For more on the Koch brothers and their plan to buy and control all the power plants in Wisconsin (it’s one theory) see this story.

Gov. Walker Assaults Jobs, Innovation, and Clean Energy in Wisconsin

Newly elected Wisconsin Gov. Scott Walker held an event called “Wisconsin is Open for Business” the day he was inaugurated. But every move the governor makes shows him to be an antibusiness, anti-innovation politician intent on running the state into the ground.

Let’s take clean energy. Clean energy industries offered a glimmer of hope during the past two years in the midst of a national recession that has hit the Midwest particularly hard. In Michigan, for example, total private employment dropped 5.4 percent from 2005-2008, while during the same period employment increased by 7.7 percent among the state’s 358 “green” firms. Michigan’s new governor, Rick Snyder, recognized the growth potential of these industries when he ran on a 10-point plan that emphasized the need to invest in clean energy sectors such as advanced batteries.

In Ohio, too, the green writing is on the wall. New Gov. John Kasich initially sounded off against clean energy, running on a platform that included rolling back the state’s renewable energy standard. But he reversed this position soon after his election when multiple business leaders told him how important green industries were in the Toledo area in particular. The city, which ranked in the bottom 10 by per capita income in 2000, has seen a renaissance as a hub for solar innovation and production. Over 6,000 individuals are employed in these industries in Toledo today, and the city is home to several major solar panel exporters including First Solar and Xunlight.

Gov. Walker, however, has apparently decided that Wisconsin should take a back seat to the Midwest’s green renaissance.

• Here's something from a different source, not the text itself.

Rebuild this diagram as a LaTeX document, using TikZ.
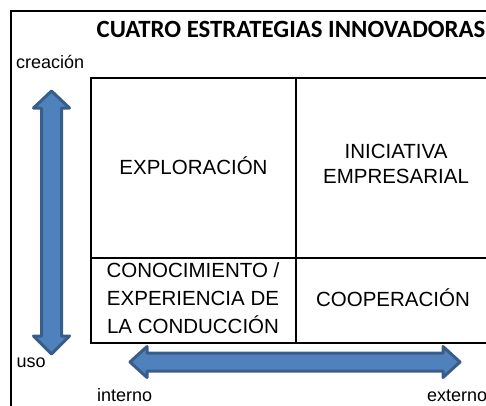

The state has enormous potential to generate homegrown energy from renewable resources. Wisconsin has enough wind, solar, and biomass energy resources to produce power equivalent to the entire state’s electricity needs according to Environment America. But the new governor recently proposed a wind turbine siting law that would effectively shut down most wind power production. The new law, if put into effect, would require wind turbines to be set back at least 1,800 feet from any nearby property unless all affected property owners agree to the turbine in writing.

Only one-fourth of Wisconsin’s current wind turbines would ever have been built if this rule had been in place in the past. In other words, 2,250 fewer people would have construction or maintenance jobs, over a million fewer dollars would be flowing to rural communities [...]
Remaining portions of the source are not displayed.